Seine Forschungsschwerpunkte sind Kommunikation und Kommunikationsräume im europäischen Hochmittelalter, die Herrschaftswechsel im europäischen Mittelalter, die mittelalterliche Frömmigkeit und Heiligenverehrung, die Geschichte des Bistums Konstanz im Spätmittelalter, die Geschichte der Kirche und des Papsttums im Hoch- und Spätmittelalter sowie gelehrtes Recht und Rechtsprechung im Hoch- und Spätmittelalter. In seiner Dissertation erarbeitete er Grundlagen der Quellenkritik für die spätmittelalterlichen Kanonisationsakten und das bislang ungeklärte Verhältnis von gelehrtem mittelalterlichen Prozessrecht und Kanonisationsverfahren. Beispielsweise stellte er sich die Frage, „in welchem Verhältnis die meist volkssprachliche mündliche Aussage eines Zeugen zu deren lateinisch abgefaßter schriftlicher Version in den Prozeßakten steht“. Ihm geht es darum, das „Vorhaben, die Rezeption des gelehrten mittelalterlichen Prozeßrechts im Kanonisierungsverfahren darzustellen“. Der erste Teil widmet sich den Grundlagen der Prozessformen (S. 24–202). Der zweite Teil der Arbeit befasst sich mit der Theorie des Kanonisationsverfahrens (S. 203–353). Der dritte Teil beschäftigt sich mit der Praxis des Kanonisationsverfahrens (354–499). Die Arbeit gilt als grundlegend für Kanonisationsfragen im 15. Jahrhundert.

Schriften

Monografien

  • Heilige vor Gericht.
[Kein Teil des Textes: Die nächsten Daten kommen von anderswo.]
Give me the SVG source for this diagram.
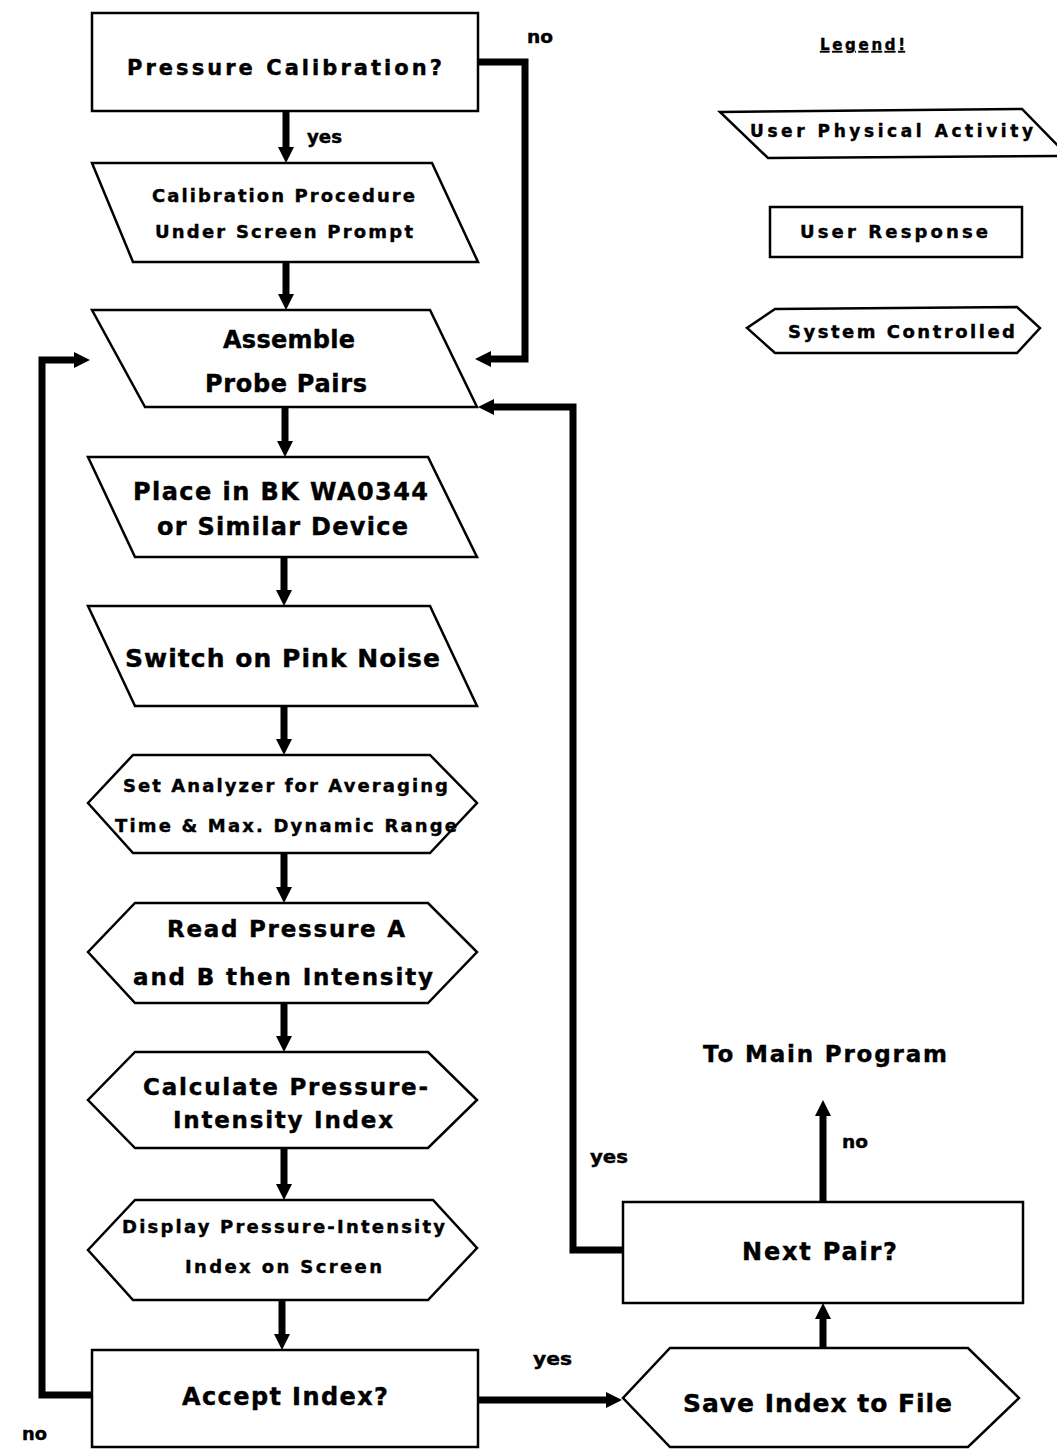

Das Kanonisationsverfahren im europäischen Spätmittelalter (= Forschungen zur kirchlichen Rechtsgeschichte und zum Kirchenrecht. Bd. 28). Böhlau, Köln u. a. 2004, ISBN 3-412-15003-7.

Herausgeberschaften

  • mit Ingrid Baumgärtner, Vincenzo Colli, Susanne Lepsius und Franz-Josef Arlinghaus: Praxis der Gerichtsbarkeit in europäischen Städten des Spätmittelalters (= Rechtsprechung. Bd. 23). Klostermann, Frankfurt am Main 2006, ISBN 3-465-04007-4.
  • mit Susanne Lepsius: Als die Welt in die Akten kam. Prozeßschriftgut im europäischen Mittelalter (= Rechtsprechung. Materialien und Studien. Veröffentlichungen des Max-Planck-Instituts für Europäische Rechtsgeschichte Frankfurt am Main. Bd. 27). Klostermann, Frankfurt am Main 2008, ISBN 978-3-465-04028-6. (Rezension sehepunkte)

Literatur

  • Wetzstein, Thomas. In: Kürschners Deutscher Gelehrtenkalender. Bio-bibliographisches Verzeichnis deutschsprachiger Wissenschaftler der Gegenwart. Band 4: SE–Z. 24. Ausgabe. De Gruyter, Berlin u. a. 2012, ISBN 978-3-11-023524-1, S. 4371 f.

Anmerkungen

  1. Vgl. dazu die Besprechung von Stefan Samerski in: Zeitschrift für Kirchengeschichte 117 (2006), S. 354–355; Lucas Burkart: in: sehepunkte 6 (2006), Nr. 10 [15. Oktober 2006], (online); Gerhard Schmitz in: Deutsches Archiv für Erforschung des Mittelalters 61 (2005), S. 351–352 (Digitalisat); Gabriela Signori in: Zeitschrift für historische Forschung 33 (2006), S. 445–446; Michaela Wirsing in: Zeitschrift für Geschichtswissenschaft 53 (2005), S. 176; Hubertus Lutterbach in: Historische Zeitschrift 281 (2005), S. 746–747.
  2. Thomas Wetzstein: Heilige vor Gericht. Das Kanonisationsverfahren im europäischen Spätmittelalter. Köln u. a. 2004, S. 17.
  3. Thomas Wetzstein: Heilige vor Gericht. Das Kanonisationsverfahren im europäischen Spätmittelalter. Köln u. a. 2004, S. 10.
  4. Thomas Wetzstein: Heilige vor Gericht. Das Kanonisationsverfahren im europäischen Spätmittelalter. Köln u. a. 2004, S. 21.